- _What the task asks_: Look for the line containing "Output the Python" and the line containing "fig.add_artist(frame)" in the entries below. Copy those two and all lines between them exactly, leaving out pictures.

(Extracted records)

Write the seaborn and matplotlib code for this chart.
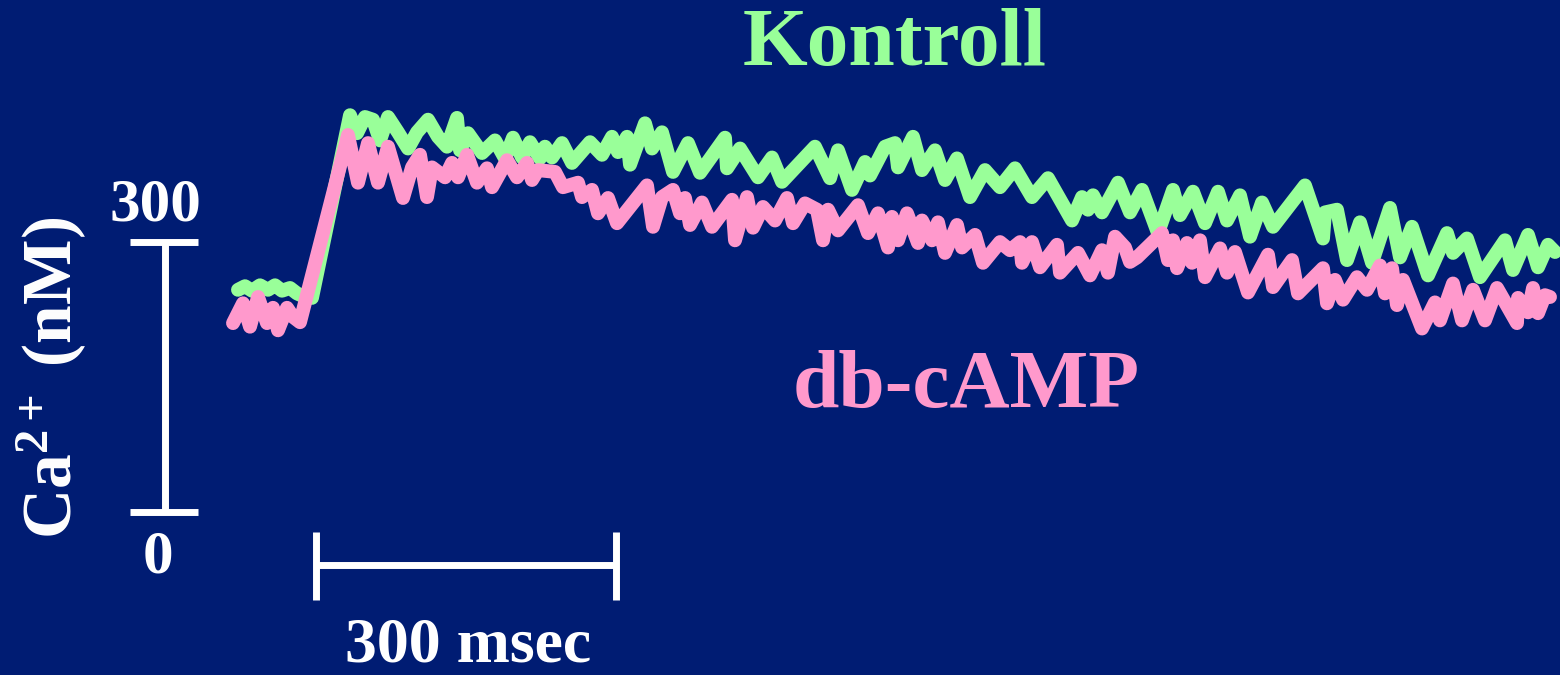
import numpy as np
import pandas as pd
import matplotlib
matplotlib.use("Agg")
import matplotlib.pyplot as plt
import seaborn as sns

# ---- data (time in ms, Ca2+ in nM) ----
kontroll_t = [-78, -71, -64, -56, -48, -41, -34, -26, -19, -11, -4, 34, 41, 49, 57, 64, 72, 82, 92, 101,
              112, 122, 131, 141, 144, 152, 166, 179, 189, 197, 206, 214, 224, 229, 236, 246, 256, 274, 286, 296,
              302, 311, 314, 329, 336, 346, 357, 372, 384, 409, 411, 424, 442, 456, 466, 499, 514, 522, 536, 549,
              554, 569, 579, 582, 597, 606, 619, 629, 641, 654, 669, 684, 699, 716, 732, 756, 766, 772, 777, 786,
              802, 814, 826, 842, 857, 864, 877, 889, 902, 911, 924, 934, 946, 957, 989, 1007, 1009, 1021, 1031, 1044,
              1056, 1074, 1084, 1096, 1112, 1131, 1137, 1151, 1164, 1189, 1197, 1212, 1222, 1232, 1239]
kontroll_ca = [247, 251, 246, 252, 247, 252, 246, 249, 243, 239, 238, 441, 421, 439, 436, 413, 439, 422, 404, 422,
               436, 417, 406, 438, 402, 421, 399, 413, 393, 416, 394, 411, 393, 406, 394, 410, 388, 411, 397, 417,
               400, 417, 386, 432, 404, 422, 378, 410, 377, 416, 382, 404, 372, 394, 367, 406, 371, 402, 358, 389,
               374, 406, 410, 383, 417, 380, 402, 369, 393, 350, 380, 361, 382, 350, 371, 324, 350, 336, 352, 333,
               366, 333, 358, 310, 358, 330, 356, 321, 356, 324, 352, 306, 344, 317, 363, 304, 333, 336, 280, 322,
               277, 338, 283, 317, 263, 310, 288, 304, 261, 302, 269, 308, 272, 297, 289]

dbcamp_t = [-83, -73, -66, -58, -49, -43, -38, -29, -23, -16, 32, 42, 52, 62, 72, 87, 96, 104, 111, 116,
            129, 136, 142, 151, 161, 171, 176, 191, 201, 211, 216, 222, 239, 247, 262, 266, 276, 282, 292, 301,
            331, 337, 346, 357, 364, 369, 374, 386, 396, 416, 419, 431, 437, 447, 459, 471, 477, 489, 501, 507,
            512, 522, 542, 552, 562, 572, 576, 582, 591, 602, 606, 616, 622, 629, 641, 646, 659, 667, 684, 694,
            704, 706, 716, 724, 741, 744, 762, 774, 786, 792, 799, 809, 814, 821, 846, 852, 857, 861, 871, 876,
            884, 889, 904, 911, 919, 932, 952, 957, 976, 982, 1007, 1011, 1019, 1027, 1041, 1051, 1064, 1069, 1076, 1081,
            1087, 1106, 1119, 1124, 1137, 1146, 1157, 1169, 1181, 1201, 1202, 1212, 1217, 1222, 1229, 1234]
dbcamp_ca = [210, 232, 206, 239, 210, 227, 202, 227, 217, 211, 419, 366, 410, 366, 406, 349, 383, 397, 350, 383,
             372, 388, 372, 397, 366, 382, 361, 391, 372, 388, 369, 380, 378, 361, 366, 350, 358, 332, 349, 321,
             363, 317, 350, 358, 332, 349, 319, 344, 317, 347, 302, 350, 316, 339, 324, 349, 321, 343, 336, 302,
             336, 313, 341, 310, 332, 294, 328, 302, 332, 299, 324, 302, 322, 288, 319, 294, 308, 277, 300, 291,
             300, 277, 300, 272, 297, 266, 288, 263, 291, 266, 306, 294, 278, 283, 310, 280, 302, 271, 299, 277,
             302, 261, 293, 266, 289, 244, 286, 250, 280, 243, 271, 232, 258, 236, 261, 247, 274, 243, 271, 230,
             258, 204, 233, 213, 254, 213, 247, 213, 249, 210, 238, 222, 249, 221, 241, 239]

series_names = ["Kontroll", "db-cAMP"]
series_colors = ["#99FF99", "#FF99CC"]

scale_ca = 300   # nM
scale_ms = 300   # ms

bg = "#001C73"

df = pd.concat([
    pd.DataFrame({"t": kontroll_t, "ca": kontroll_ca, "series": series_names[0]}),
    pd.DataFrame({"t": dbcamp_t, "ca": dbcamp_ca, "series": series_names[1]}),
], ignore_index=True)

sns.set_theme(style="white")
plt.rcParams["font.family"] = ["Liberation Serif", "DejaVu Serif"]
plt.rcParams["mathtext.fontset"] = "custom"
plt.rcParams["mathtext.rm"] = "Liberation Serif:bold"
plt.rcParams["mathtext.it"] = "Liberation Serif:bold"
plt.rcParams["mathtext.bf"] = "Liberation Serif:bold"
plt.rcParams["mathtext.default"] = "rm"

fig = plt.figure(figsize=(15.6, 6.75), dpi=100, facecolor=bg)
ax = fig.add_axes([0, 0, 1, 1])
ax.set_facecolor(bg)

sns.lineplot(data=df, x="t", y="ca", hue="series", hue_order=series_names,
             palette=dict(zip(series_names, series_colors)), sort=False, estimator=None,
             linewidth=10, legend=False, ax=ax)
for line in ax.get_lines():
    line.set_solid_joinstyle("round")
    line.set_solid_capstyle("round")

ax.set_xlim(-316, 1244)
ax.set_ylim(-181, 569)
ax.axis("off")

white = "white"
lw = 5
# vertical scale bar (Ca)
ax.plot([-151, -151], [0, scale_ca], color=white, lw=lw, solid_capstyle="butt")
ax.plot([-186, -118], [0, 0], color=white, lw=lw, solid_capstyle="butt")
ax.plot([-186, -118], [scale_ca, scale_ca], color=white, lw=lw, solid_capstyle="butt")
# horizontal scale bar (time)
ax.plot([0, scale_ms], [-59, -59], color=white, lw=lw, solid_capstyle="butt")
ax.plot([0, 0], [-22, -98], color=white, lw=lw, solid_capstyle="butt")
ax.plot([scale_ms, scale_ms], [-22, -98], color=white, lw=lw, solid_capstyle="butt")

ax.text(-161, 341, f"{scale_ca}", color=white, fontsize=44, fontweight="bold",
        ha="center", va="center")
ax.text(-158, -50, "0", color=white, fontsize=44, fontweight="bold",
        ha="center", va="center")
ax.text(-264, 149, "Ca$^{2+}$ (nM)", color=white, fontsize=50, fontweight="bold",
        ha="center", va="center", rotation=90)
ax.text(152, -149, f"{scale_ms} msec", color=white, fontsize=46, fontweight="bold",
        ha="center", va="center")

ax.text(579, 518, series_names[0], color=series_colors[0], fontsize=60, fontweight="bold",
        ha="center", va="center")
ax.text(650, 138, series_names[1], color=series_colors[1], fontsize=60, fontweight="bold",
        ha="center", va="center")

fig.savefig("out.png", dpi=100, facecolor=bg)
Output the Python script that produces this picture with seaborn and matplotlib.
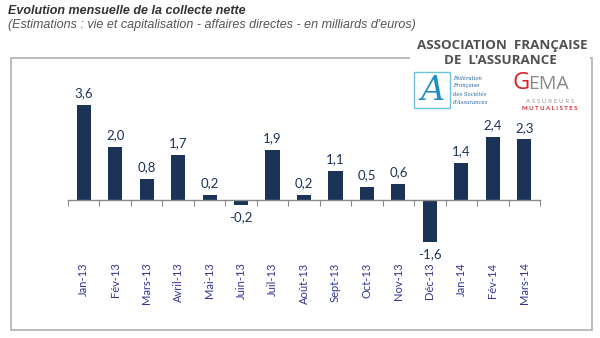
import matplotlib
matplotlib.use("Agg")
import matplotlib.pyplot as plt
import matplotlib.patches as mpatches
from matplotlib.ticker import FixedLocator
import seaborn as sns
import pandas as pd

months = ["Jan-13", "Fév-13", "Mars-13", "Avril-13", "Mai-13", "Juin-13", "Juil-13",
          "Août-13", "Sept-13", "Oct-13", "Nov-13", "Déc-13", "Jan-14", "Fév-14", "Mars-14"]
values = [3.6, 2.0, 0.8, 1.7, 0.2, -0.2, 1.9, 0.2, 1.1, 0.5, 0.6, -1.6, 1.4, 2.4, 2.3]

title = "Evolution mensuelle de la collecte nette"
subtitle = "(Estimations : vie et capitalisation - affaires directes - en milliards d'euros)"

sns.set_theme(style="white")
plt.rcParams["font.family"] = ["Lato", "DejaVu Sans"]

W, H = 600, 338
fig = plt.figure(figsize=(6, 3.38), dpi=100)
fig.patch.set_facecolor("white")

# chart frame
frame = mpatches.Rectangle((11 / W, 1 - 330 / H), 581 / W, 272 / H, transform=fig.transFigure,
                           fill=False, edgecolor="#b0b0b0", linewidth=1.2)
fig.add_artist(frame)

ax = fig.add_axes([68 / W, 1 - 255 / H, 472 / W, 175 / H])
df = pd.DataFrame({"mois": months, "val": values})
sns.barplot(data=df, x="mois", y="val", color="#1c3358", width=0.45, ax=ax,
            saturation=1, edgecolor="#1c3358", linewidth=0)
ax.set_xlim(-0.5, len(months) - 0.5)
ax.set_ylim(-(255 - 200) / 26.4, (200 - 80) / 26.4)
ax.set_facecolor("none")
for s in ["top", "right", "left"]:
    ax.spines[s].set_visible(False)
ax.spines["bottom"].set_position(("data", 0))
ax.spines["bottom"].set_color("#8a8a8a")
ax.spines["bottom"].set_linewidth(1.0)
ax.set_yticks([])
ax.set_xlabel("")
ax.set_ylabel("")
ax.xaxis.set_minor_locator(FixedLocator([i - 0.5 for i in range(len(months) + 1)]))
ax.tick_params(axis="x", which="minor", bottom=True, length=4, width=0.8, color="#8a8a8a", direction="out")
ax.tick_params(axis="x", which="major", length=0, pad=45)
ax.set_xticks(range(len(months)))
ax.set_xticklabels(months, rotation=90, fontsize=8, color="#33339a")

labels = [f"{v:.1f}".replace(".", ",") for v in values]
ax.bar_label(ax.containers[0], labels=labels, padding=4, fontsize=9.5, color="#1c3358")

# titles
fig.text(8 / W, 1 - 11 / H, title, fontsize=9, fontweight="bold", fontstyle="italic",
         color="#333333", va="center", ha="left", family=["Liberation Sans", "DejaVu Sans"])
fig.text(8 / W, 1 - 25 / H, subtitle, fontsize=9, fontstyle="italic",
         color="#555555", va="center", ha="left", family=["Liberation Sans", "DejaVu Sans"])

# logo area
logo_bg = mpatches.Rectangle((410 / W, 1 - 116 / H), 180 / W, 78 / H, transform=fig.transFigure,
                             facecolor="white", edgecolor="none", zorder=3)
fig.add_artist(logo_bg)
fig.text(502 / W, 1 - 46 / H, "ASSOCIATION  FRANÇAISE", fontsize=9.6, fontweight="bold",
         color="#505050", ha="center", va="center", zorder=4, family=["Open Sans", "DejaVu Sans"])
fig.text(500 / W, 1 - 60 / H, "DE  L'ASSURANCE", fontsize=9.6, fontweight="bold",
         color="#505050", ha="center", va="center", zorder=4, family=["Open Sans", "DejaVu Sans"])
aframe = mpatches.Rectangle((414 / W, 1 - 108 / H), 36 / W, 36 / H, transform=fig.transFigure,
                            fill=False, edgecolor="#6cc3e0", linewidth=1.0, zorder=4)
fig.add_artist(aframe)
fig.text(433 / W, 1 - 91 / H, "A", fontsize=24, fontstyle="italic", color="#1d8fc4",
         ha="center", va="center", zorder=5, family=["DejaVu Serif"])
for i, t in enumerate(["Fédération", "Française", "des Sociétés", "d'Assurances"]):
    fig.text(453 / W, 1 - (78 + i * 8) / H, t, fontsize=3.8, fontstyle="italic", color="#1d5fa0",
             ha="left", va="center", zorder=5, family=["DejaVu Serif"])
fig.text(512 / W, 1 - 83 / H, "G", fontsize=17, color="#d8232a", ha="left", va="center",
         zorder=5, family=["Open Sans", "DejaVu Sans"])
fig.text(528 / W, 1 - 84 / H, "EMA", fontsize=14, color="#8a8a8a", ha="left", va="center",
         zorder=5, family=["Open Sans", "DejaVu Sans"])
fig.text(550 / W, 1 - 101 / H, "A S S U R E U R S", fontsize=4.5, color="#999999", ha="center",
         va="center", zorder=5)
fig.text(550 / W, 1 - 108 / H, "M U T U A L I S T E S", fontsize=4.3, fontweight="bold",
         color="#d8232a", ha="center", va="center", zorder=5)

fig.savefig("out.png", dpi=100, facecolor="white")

- _Response below_:
Output the Python script that produces this picture with seaborn and matplotlib.
import matplotlib
matplotlib.use("Agg")
import matplotlib.pyplot as plt
import matplotlib.patches as mpatches
from matplotlib.ticker import FixedLocator
import seaborn as sns
import pandas as pd

months = ["Jan-13", "Fév-13", "Mars-13", "Avril-13", "Mai-13", "Juin-13", "Juil-13",
          "Août-13", "Sept-13", "Oct-13", "Nov-13", "Déc-13", "Jan-14", "Fév-14", "Mars-14"]
values = [3.6, 2.0, 0.8, 1.7, 0.2, -0.2, 1.9, 0.2, 1.1, 0.5, 0.6, -1.6, 1.4, 2.4, 2.3]

title = "Evolution mensuelle de la collecte nette"
subtitle = "(Estimations : vie et capitalisation - affaires directes - en milliards d'euros)"

sns.set_theme(style="white")
plt.rcParams["font.family"] = ["Lato", "DejaVu Sans"]

W, H = 600, 338
fig = plt.figure(figsize=(6, 3.38), dpi=100)
fig.patch.set_facecolor("white")

# chart frame
frame = mpatches.Rectangle((11 / W, 1 - 330 / H), 581 / W, 272 / H, transform=fig.transFigure,
                           fill=False, edgecolor="#b0b0b0", linewidth=1.2)
fig.add_artist(frame)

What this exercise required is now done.